I am one of those people for whom fitness is necessary on a zen level. I sometimes joke that working out keeps me off of drugs, and while I will laugh as I say this, I am not entirely kidding. Endorphins help to keep my anxiety at bay. The same is not true for my mother; she does not need that chemical release to feel sane. Most of her life she’s also had this knack for eating whatever she wants (though throughout the years she has been quite reasonable with her diet) and staying fit in form. But in the past couple of years, my mom has discovered a newfound appreciation for a fitness routine. If you are anything like her and haven’t established a firm fitness plan, the following are some compelling reasons why today is the perfect day to begin!

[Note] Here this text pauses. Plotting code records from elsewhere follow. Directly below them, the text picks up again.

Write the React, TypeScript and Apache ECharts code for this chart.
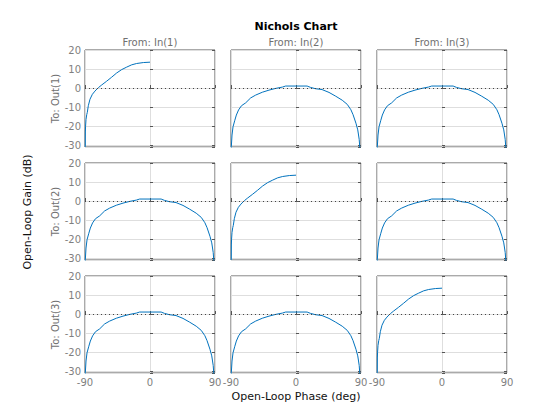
import React, { useEffect, useRef } from "react";
import * as echarts from "echarts";

const inputLabels = ["From: In(1)", "From: In(2)", "From: In(3)"];
const outputLabels = ["To: Out(1)", "To: Out(2)", "To: Out(3)"];
const xTicks = [-90, 0, 90];
const yTicks = [-30, -20, -10, 0, 10, 20];

// diagonal channels (same response)
const diagPhase = [-89.6, -89.5, -89.2, -88.6, -87.6, -86.8, -85.4, -83.1, -79.8, -76.2, -71.5, -66.9, -60, -53.1, -46.2, -39.2, -32.3, -25.4, -18.5, -9.2, 0];
const diagGain = [-31, -23.1, -20, -16.5, -14, -12.8, -9.3, -5.9, -3.3, -1.6, 0.2, 1.6, 3.6, 5.7, 7.9, 9.7, 11.0, 12.2, 12.9, 13.4, 13.6];

// off-diagonal channels (same response)
const offPhase = [-89.7, -89.5, -88.6, -87.2, -84.9, -82.6, -79.5, -75.5, -69.7, -62.8, -55.8, -46.6, -37.4, -28.2, -18.9, -14.3, 0, 15.4, 20, 27, 36, 45.7, 55, 64, 71, 76, 79, 83, 85.5, 87.5, 88.5];
const offGain = [-31.5, -30.5, -24.7, -20.4, -17.2, -14.2, -11.5, -9.3, -7.8, -5.2, -3.7, -2.2, -1.1, -0.2, 0.5, 1.05, 1.05, 1.05, 0.35, -0.35, -0.8, -2.3, -4.3, -6.4, -8.6, -11.4, -14, -18.5, -22, -27, -32];

const colLefts = [85, 231, 377];
const rowTops = [50, 163, 276];
const panelW = 130;
const panelH = 97;

export default function App() {
  const ref = useRef<HTMLDivElement>(null);
  useEffect(() => {
    if (!ref.current) return;
    const chart = echarts.init(ref.current, null, { renderer: "svg" });
    const diagData = diagPhase.map((p, i) => [p, diagGain[i]]);
    const offData = offPhase.map((p, i) => [p, offGain[i]]);
    const grids: any[] = [];
    const xAxes: any[] = [];
    const yAxes: any[] = [];
    const series: any[] = [];
    const font = "DejaVu Sans";
    const gray = "#7f7f7f";
    const yFmt = (v: number) =>
      Math.abs(v - Math.round(v)) < 1e-6 && yTicks.includes(Math.round(v)) ? String(v) : "";
    let idx = 0;
    for (let r = 0; r < 3; r++) {
      for (let c = 0; c < 3; c++) {
        grids.push({
          left: colLefts[c],
          top: rowTops[r],
          width: panelW,
          height: panelH,
          show: true,
          borderColor: "#555555",
          borderWidth: 1,
          backgroundColor: "#ffffff",
        });
        xAxes.push({
          type: "value",
          gridIndex: idx,
          min: xTicks[0],
          max: xTicks[xTicks.length - 1],
          interval: 90,
          axisLine: { show: false },
          axisTick: { show: true, inside: true, length: 3, lineStyle: { color: "#555" } },
          axisLabel: {
            show: r === 2,
            color: gray,
            fontFamily: font,
            fontSize: 10,
            margin: 4,
          },
          splitLine: { show: true, lineStyle: { color: "#dedede", width: 1 } },
        });
        yAxes.push({
          type: "value",
          gridIndex: idx,
          min: -31,
          max: yTicks[yTicks.length - 1],
          minInterval: 10,
          maxInterval: 10,
          axisLine: { show: false },
          axisTick: { show: true, inside: true, length: 3, lineStyle: { color: "#555" } },
          axisLabel: {
            show: c === 0,
            color: gray,
            fontFamily: font,
            fontSize: 10,
            margin: 4,
            formatter: yFmt,
          },
          splitLine: { show: true, lineStyle: { color: "#dedede", width: 1 } },
        });
        series.push({
          type: "line",
          xAxisIndex: idx,
          yAxisIndex: idx,
          data: r === c ? diagData : offData,
          showSymbol: false,
          symbol: "none",
          lineStyle: { color: "#0072BD", width: 1 },
          clip: true,
          silent: true,
          markLine: {
            silent: true,
            symbol: ["none", "none"],
            label: { show: false },
            lineStyle: { color: "#444", type: [1, 3], width: 1 },
            data: [{ yAxis: 0 }],
          },
        });
        idx++;
      }
    }
    // right-side tick axes
    for (let g = 0; g < 9; g++) {
      yAxes.push({
        type: "value",
        gridIndex: g,
        position: "right",
        min: -31,
        max: yTicks[yTicks.length - 1],
        minInterval: 10,
        maxInterval: 10,
        axisLine: { show: false },
        axisTick: { show: true, inside: true, length: 3, lineStyle: { color: "#555" } },
        axisLabel: { show: false },
        splitLine: { show: false },
      });
    }
    const graphics: any[] = [
      {
        type: "text",
        x: 296,
        y: 26,
        style: { text: "Nichols Chart", font: `bold 11px ${font}`, fill: "#000", align: "center", verticalAlign: "middle" },
      },
      {
        type: "text",
        x: 27,
        y: 212,
        rotation: Math.PI / 2,
        style: { text: "Open-Loop Gain (dB)", font: `11px ${font}`, fill: "#111", align: "center", verticalAlign: "middle" },
      },
      {
        type: "text",
        x: 296,
        y: 396,
        style: { text: "Open-Loop Phase (deg)", font: `11px ${font}`, fill: "#111", align: "center", verticalAlign: "middle" },
      },
    ];
    inputLabels.forEach((t, c) => {
      graphics.push({
        type: "text",
        x: colLefts[c] + panelW / 2,
        y: 42,
        style: { text: t, font: `10px ${font}`, fill: "#707070", align: "center", verticalAlign: "middle" },
      });
    });
    outputLabels.forEach((t, r) => {
      graphics.push({
        type: "text",
        x: 55,
        y: rowTops[r] + panelH / 2,
        rotation: Math.PI / 2,
        style: { text: t, font: `10px ${font}`, fill: "#707070", align: "center", verticalAlign: "middle" },
      });
    });
    chart.setOption({
      animation: false,
      backgroundColor: "#ffffff",
      grid: grids,
      xAxis: xAxes,
      yAxis: yAxes,
      series,
      graphic: graphics,
    });
    return () => chart.dispose();
  }, []);
  return <div ref={ref} style={{ width: 560, height: 420, position: "absolute", left: 0, top: 0 }} />;
}
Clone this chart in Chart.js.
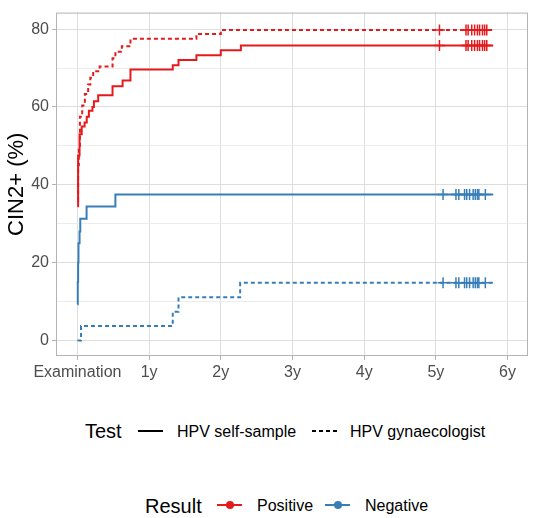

Exercise fights inflammation
I was delighted by this finding. I know that diet is deeply connected to inflammation in our bodies, but a study cited in Experience L!fe’s article entitled “How Exercise Decreases Inflammation” also found that “both aerobic and nonaerobic exercise have been shown to lower levels of C-reactive protein, or CRP (the body’s marker for inflammation). The lower the body’s CRP, the less inflammation is present.” (Note: Exercise can also induce inflammation if you get too ambitious with your workouts without giving your body proper recovery.)
Exercise can increase bone density
Want to stave off osteoporosis and sarcopenia? Impact exercise, which can be as simple as hopping and sprinting, can help you build stronger and healthier bones. In The New York Times article “Ask Well: Exercises to Strengthen Bones,” Dr. Jon Tobias, professor of rheumatology, explains that when we engage in more impactful exercises, ground-reaction forces are created “that move through your bones and stimulate them to “remodel” themselves and add density.”
Exercise gives your brain a boost
Dementia and Alzheimer’s run in my family. I get a bit paranoid about it sometimes, especially when I am standing in front of my students and I forget how to spell a word. NPR’s “How Exercise and Other Activities Beat Back Dementia” offers me hope. Neuroscientist Art Kramer emphasizes that indeed the best thing you can do for your brain is exercise. Kramer conducted a study which found aerobic exercise to increase brain volume. The more brain volume, the better your memory. So, not only are my runs helping me get ready for my summer wardrobe, but now I’m picturing my brain in a bright pink bikini right now, strutting down a white, sandy beach.
Exercise can help you have beautiful skin
Since moving to China, I have encountered a new kind of no-see-um, that tiny little fly-bug that bites without notice and leaves a large welt on your skin. I am highly allergic to this new breed, and thus I am scarring from the bug bites. The good news is my time on the elliptical is helping speed up blood flow throughout my body. In Time’s “Fitness: The Surprising Health Benefits of Exercise” Mandy Oaklander and Heather Jones explain aerobic exercise helps to deliver “oxygen and nutrients that improve skin health and even help wounds heal faster.”
Exercise strengthens relationships
I am using the study of my own life as evidence here. As I consider the people with whom I have set track records, climbed snow-capped mountains and simply sweat alongside in a hard HIIT workout, I note that at the end of activity, I feel closer to these people. Supporting one another through a difficult day at the gym or throughout a race training program builds strong bonds, develops trust and honestly and makes us want to hug each other – and hugs make this world go round.